C++20 中是否有浮点数的包装器可以让我默认飞船运算符？

Question

I was watching "Using C++20 three way comparison - Jonathan Müller - Meeting C++ 2019" talk and it mentioned problems with classes that contain floating point members.

Problem comes from the fact that IEEE 754 comparisons involving NaN(s) are weird and do not provide total ordering. Talk gives a way to work around this problems, for example using strong_order or manually ignoring NaN values when implementing <=> (assuming that values are never NaN).

My questions is if there are some library wrappers that would enable me to say that "I promise" that my floats are never NaN or that would do slow but valid comparisons on floats(slower but safer since NaNs are now ordered). My goal is to avoid manual implementation of spaceship by making member float spaceship friendly(so I can default spaceship).

Using example from the talk:

// original class
struct Temperature{
    double value;
};

struct TemperatureNoNan{
    std::a_number<double> value; // I promise value will never be NaN
    // Now spaceship defaulting works
};

struct TemperatureStrongO{
    std::s_ordered<double> value; // I want strong ordering(2 diff NaNs are not the same)
    // Now spaceship defaulting works
};

Answer 1

"I promise" that my floats are never NaN

template <std::floating_point T>
struct NeverNaN {
    T val;
    constexpr NeverNaN(T val) : val(val) { }
    constexpr operator T() const { return val; }

    constexpr bool operator==(NeverNaN const&) const = default;

    constexpr std::strong_ordering operator<=>(NeverNaN const& rhs) const {
        auto c = val <=> rhs.val;
        assert(c != std::partial_ordering::unordered);
        return c > 0 ? std::strong_ordering::greater :
                c < 0 ? std::strong_ordering::less :
                std::strong_ordering::equal;
    }
};

Unfortunately, there's no good way to "lift" a comparison category like this.
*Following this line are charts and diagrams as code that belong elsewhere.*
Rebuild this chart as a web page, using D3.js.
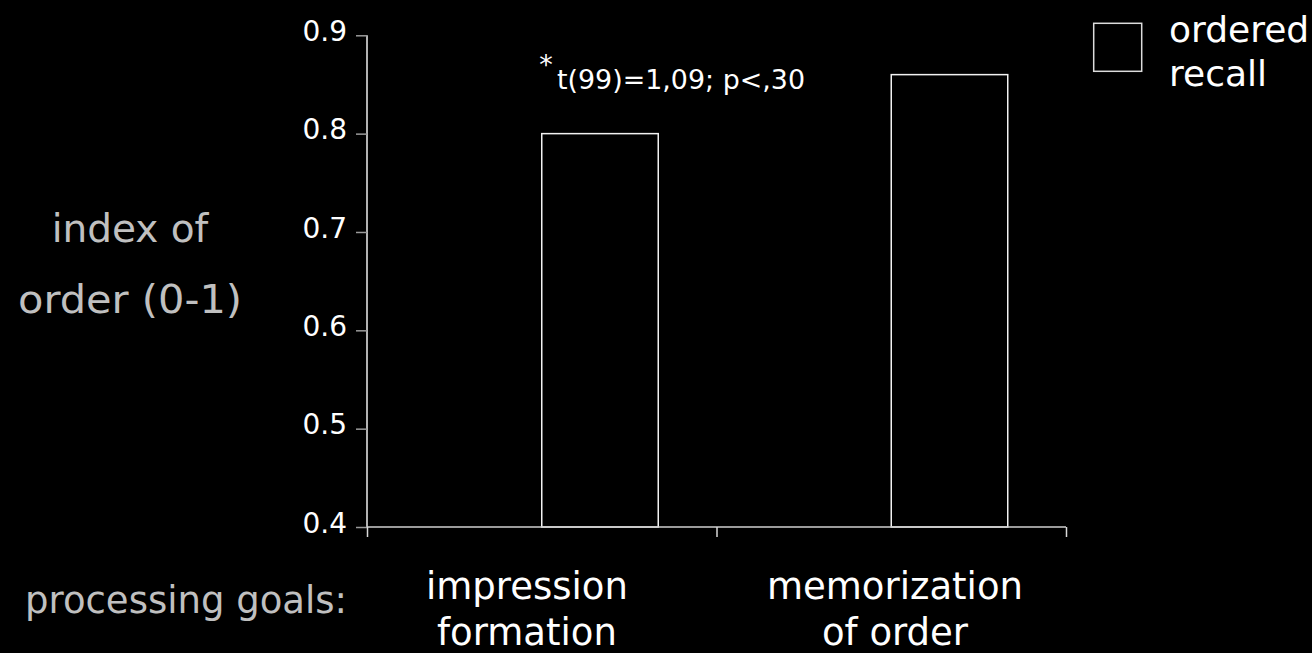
<!DOCTYPE html>
<html>
<head>
<meta charset="utf-8">
<script src="https://cdn.jsdelivr.net/npm/d3@7"></script>
<style>
  html, body { margin: 0; padding: 0; background: #000; }
  svg { display: block; }
  text { font-family: "DejaVu Sans", sans-serif; }
</style>
</head>
<body>
<svg id="chart" width="1312" height="653"></svg>
<script>
// ---- data ----
const categories = ["impression formation", "memorization of order"];
const categoryLines = [["impression", "formation"], ["memorization", "of order"]];
const recallValues = [0.80, 0.86];
const yTicks = [0.4, 0.5, 0.6, 0.7, 0.8, 0.9];
const legendLines = ["ordered", "recall"];
const yTitleLines = ["index of", "order (0-1)"];
const xTitle = "processing goals:";
const statNote = "t(99)=1,09; p<,30";

// ---- layout ----
const svg = d3.select("#chart");
const W = 1312, H = 653;
svg.append("rect").attr("width", W).attr("height", H).attr("fill", "#000");

const plot = { left: 367, right: 1066, top: 35.3, bottom: 527 };

const y = d3.scaleLinear().domain([0.4, 0.9]).range([plot.bottom, plot.top]);
const x = d3.scaleBand().domain(categories).range([plot.left, plot.right]).padding(0);
const xEdge = d3.scaleLinear().domain([0, categories.length]).range([plot.left, plot.right]);

// ---- bars (start at band centre, width = band/3) ----
const barW = x.bandwidth() / 3;
svg.append("g").selectAll("rect")
  .data(recallValues)
  .join("rect")
  .attr("x", (d, i) => x(categories[i]) + x.bandwidth() / 2)
  .attr("y", d => y(d))
  .attr("width", barW)
  .attr("height", d => y(0.4) - y(d))
  .attr("fill", "#000")
  .attr("stroke", "#f2f2f2")
  .attr("stroke-width", 1.5);

// ---- y axis ----
const yAxis = svg.append("g")
  .attr("transform", `translate(${plot.left},0)`)
  .call(d3.axisLeft(y).tickValues(yTicks).tickFormat(d3.format(".1f")).tickSize(11).tickPadding(9));
yAxis.select(".domain").attr("stroke", "#eeeeee").attr("stroke-width", 1.5)
  .attr("d", `M0,${plot.top}V${plot.bottom}`);
yAxis.selectAll(".tick line").attr("stroke", "#9a9a9a").attr("stroke-width", 1.5);
yAxis.selectAll(".tick text")
  .attr("fill", "#fff")
  .attr("font-size", 28)
  .attr("font-family", "DejaVu Sans, sans-serif")
  .attr("dy", "0.18em");

// ---- x axis (ticks at category boundaries) ----
const xAxis = svg.append("g")
  .attr("transform", `translate(0,${plot.bottom})`)
  .call(d3.axisBottom(xEdge).tickValues(d3.range(categories.length + 1)).tickFormat("").tickSize(10).tickSizeOuter(0));
xAxis.select(".domain").attr("stroke", "#cfcfcf").attr("stroke-width", 1.5)
  .attr("d", `M${plot.left},0H${plot.right}`);
xAxis.selectAll(".tick line").attr("stroke", "#d9d9d9").attr("stroke-width", 1.5);

// ---- category labels ----
const labelCenters = [527, 895];
const catG = svg.append("g");
categoryLines.forEach((lines, i) => {
  lines.forEach((ln, j) => {
    catG.append("text")
      .attr("x", labelCenters[i])
      .attr("y", 599 + j * 46)
      .attr("text-anchor", "middle")
      .attr("fill", "#fff")
      .attr("font-size", 37)
      .text(ln);
  });
});

// ---- x title ----
svg.append("text")
  .attr("x", 25).attr("y", 613)
  .attr("fill", "#c0c0c0")
  .attr("font-size", 37)
  .text(xTitle);

// ---- y title ----
yTitleLines.forEach((ln, j) => {
  const t = svg.append("text")
    .attr("x", 130).attr("y", 242 + j * 71)
    .attr("text-anchor", "middle")
    .attr("fill", "#c0c0c0")
    .attr("font-size", 39)
    .text(ln);
  if (j === 1) t.attr("textLength", 224).attr("lengthAdjust", "spacingAndGlyphs");
});

// ---- stats annotation ----
svg.append("text")
  .attr("x", 546).attr("y", 74)
  .attr("text-anchor", "middle")
  .attr("fill", "#fff")
  .attr("font-size", 27)
  .text("*");
svg.append("text")
  .attr("x", 557).attr("y", 89)
  .attr("fill", "#fff")
  .attr("font-size", 27)
  .attr("textLength", 248)
  .attr("lengthAdjust", "spacingAndGlyphs")
  .text(statNote);

// ---- legend ----
svg.append("rect")
  .attr("x", 1093.7).attr("y", 23.3)
  .attr("width", 48).attr("height", 48)
  .attr("fill", "#000")
  .attr("stroke", "#dcdcdc")
  .attr("stroke-width", 1.5);
legendLines.forEach((ln, j) => {
  svg.append("text")
    .attr("x", 1169).attr("y", 42 + j * 44)
    .attr("fill", "#fff")
    .attr("font-size", 36)
    .text(ln);
});
</script>
</body>
</html>
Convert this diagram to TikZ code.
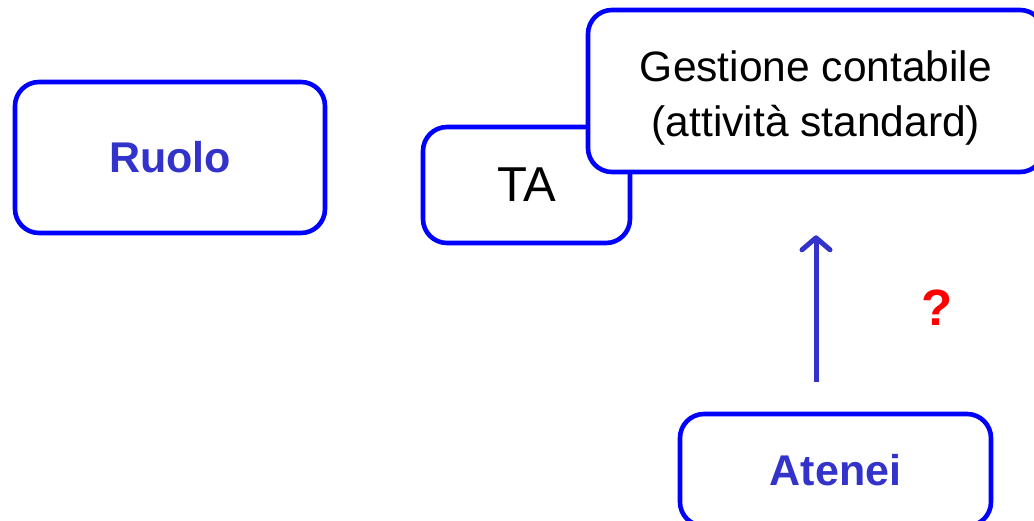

And it doesn't optimize very well at the moment.

that would do slow but valid comparisons on floats(slower but safer since NaNs are now ordered)

This one has specific library support by way of either std::strong_order() or std::weak_order() [cmp.alg] depending on what kind of comparison you want:

template <std::floating_point T>
struct TotallyOrdered {
    T val;
    constexpr TotallyOrdered(T val) : val(val) { }
    constexpr operator T() const { return val; }

    // depends on whether or not you want == NaN to still be false?
    // might need to be: return (*this <=> rhs) == 0; 
    constexpr bool operator==(TotallyOrdered const&) const = default;

    constexpr auto operator<=>(TotallyOrdered const& rhs) const {
        return std::strong_order(val, rhs.val);
        // ... or std::weak_order(val, rhs.val)
    }
};

Answer 2

There's nothing in the standard library for this, but it's trivial to implement:

template<class T,class O=std::weak_ordering>
struct a_number {
  T t;
  O operator<=>(const a_number &rhs) const {
    return t<rhs.t ? O::less : t==rhs.t ? O::equivalent : O::greater;
  }
};

template<class T>
struct s_ordered {
  T t;
  auto operator<=>(const s_number &rhs) const {
    return std::strong_order(t,rhs.t);
  }
};

…with whatever other conversion operators or other conveniences desired.